-- start Provided data --

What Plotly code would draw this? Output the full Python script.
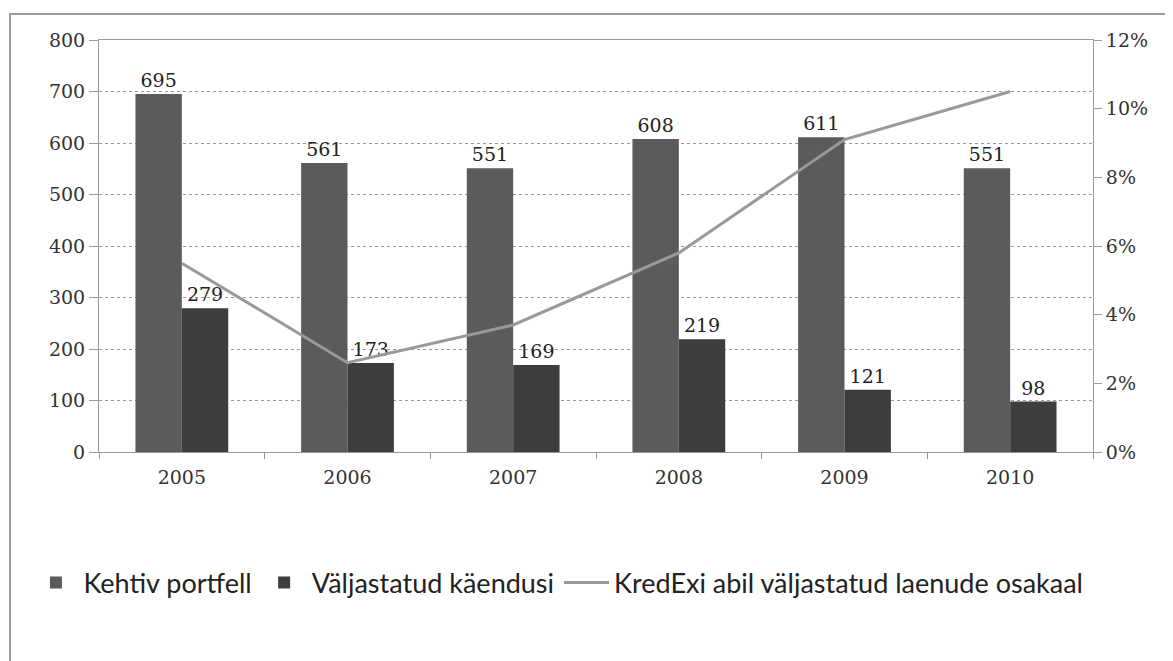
import plotly.graph_objects as go

years = ["2005", "2006", "2007", "2008", "2009", "2010"]
kehtiv = [695, 561, 551, 608, 611, 551]
valjastatud = [279, 173, 169, 219, 121, 98]
osakaal = [5.5, 2.6, 3.7, 5.8, 9.1, 10.5]

serif = "DejaVu Serif"

fig = go.Figure()
fig.add_bar(x=years, y=kehtiv, name="Kehtiv portfell",
            marker=dict(color="#5b5b5b", line=dict(width=0)),
            text=kehtiv, textposition="outside",
            textfont=dict(family=serif, size=19, color="#222"), cliponaxis=False)
fig.add_bar(x=years, y=valjastatud, name="Väljastatud käendusi",
            marker=dict(color="#3d3d3d", line=dict(width=0)),
            text=valjastatud, textposition="outside",
            textfont=dict(family=serif, size=19, color="#222"), cliponaxis=False)
fig.add_scatter(x=years, y=osakaal, name="KredExi abil väljastatud laenude osakaal",
                yaxis="y2", mode="lines", line=dict(color="#999", width=3))

fig.update_layout(
    width=1173, height=661,
    margin=dict(l=91, r=88, t=32, b=217),
    paper_bgcolor="white", plot_bgcolor="white",
    barmode="group", bargap=0.44, bargroupgap=0,
    font=dict(family=serif, size=19, color="#333"),
    uniformtext=dict(minsize=19, mode="show"),
    xaxis=dict(showline=True, linecolor="#999", mirror=True,
               ticks="outside", tickson="boundaries", ticklen=6, tickcolor="#999",
               ticklabelstandoff=8,
               tickfont=dict(family=serif, size=19, color="#333")),
    yaxis=dict(range=[0, 800], dtick=100, showgrid=True, gridcolor="#999",
               griddash="dot", showline=True, linecolor="#999",
               ticks="outside", ticklen=9, tickcolor="#999",
               tickfont=dict(family=serif, size=19, color="#333"), zeroline=False),
    yaxis2=dict(range=[0, 12], dtick=2, ticksuffix="%", overlaying="y",
                side="right", showgrid=False, showline=True, linecolor="#999",
                ticks="outside", ticklen=8, tickcolor="#999",
                tickfont=dict(family=serif, size=19, color="#333"), zeroline=False),
    legend=dict(orientation="h", x=-0.071, xanchor="left",
                y=-0.318, yanchor="middle",
                font=dict(family="Lato", size=27, color="#222"),
                itemwidth=45, traceorder="normal"),
    showlegend=True,
)

# outer chart frame
fig.add_shape(type="rect", xref="paper", yref="paper",
              x0=-0.0895, x1=1.1, y0=-0.55, y1=1.063,
              line=dict(color="#999", width=2), fillcolor="rgba(0,0,0,0)", layer="below")

fig.write_html("out.html")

-- end Provided data --

## Exercise requirements
From the material above, copy everything exactly but the pictures.

## Exercise response
What Plotly code would draw this? Output the full Python script.
import plotly.graph_objects as go

years = ["2005", "2006", "2007", "2008", "2009", "2010"]
kehtiv = [695, 561, 551, 608, 611, 551]
valjastatud = [279, 173, 169, 219, 121, 98]
osakaal = [5.5, 2.6, 3.7, 5.8, 9.1, 10.5]

serif = "DejaVu Serif"

fig = go.Figure()
fig.add_bar(x=years, y=kehtiv, name="Kehtiv portfell",
            marker=dict(color="#5b5b5b", line=dict(width=0)),
            text=kehtiv, textposition="outside",
            textfont=dict(family=serif, size=19, color="#222"), cliponaxis=False)
fig.add_bar(x=years, y=valjastatud, name="Väljastatud käendusi",
            marker=dict(color="#3d3d3d", line=dict(width=0)),
            text=valjastatud, textposition="outside",
            textfont=dict(family=serif, size=19, color="#222"), cliponaxis=False)
fig.add_scatter(x=years, y=osakaal, name="KredExi abil väljastatud laenude osakaal",
                yaxis="y2", mode="lines", line=dict(color="#999", width=3))

fig.update_layout(
    width=1173, height=661,
    margin=dict(l=91, r=88, t=32, b=217),
    paper_bgcolor="white", plot_bgcolor="white",
    barmode="group", bargap=0.44, bargroupgap=0,
    font=dict(family=serif, size=19, color="#333"),
    uniformtext=dict(minsize=19, mode="show"),
    xaxis=dict(showline=True, linecolor="#999", mirror=True,
               ticks="outside", tickson="boundaries", ticklen=6, tickcolor="#999",
               ticklabelstandoff=8,
               tickfont=dict(family=serif, size=19, color="#333")),
    yaxis=dict(range=[0, 800], dtick=100, showgrid=True, gridcolor="#999",
               griddash="dot", showline=True, linecolor="#999",
               ticks="outside", ticklen=9, tickcolor="#999",
               tickfont=dict(family=serif, size=19, color="#333"), zeroline=False),
    yaxis2=dict(range=[0, 12], dtick=2, ticksuffix="%", overlaying="y",
                side="right", showgrid=False, showline=True, linecolor="#999",
                ticks="outside", ticklen=8, tickcolor="#999",
                tickfont=dict(family=serif, size=19, color="#333"), zeroline=False),
    legend=dict(orientation="h", x=-0.071, xanchor="left",
                y=-0.318, yanchor="middle",
                font=dict(family="Lato", size=27, color="#222"),
                itemwidth=45, traceorder="normal"),
    showlegend=True,
)

# outer chart frame
fig.add_shape(type="rect", xref="paper", yref="paper",
              x0=-0.0895, x1=1.1, y0=-0.55, y1=1.063,
              line=dict(color="#999", width=2), fillcolor="rgba(0,0,0,0)", layer="below")

fig.write_html("out.html")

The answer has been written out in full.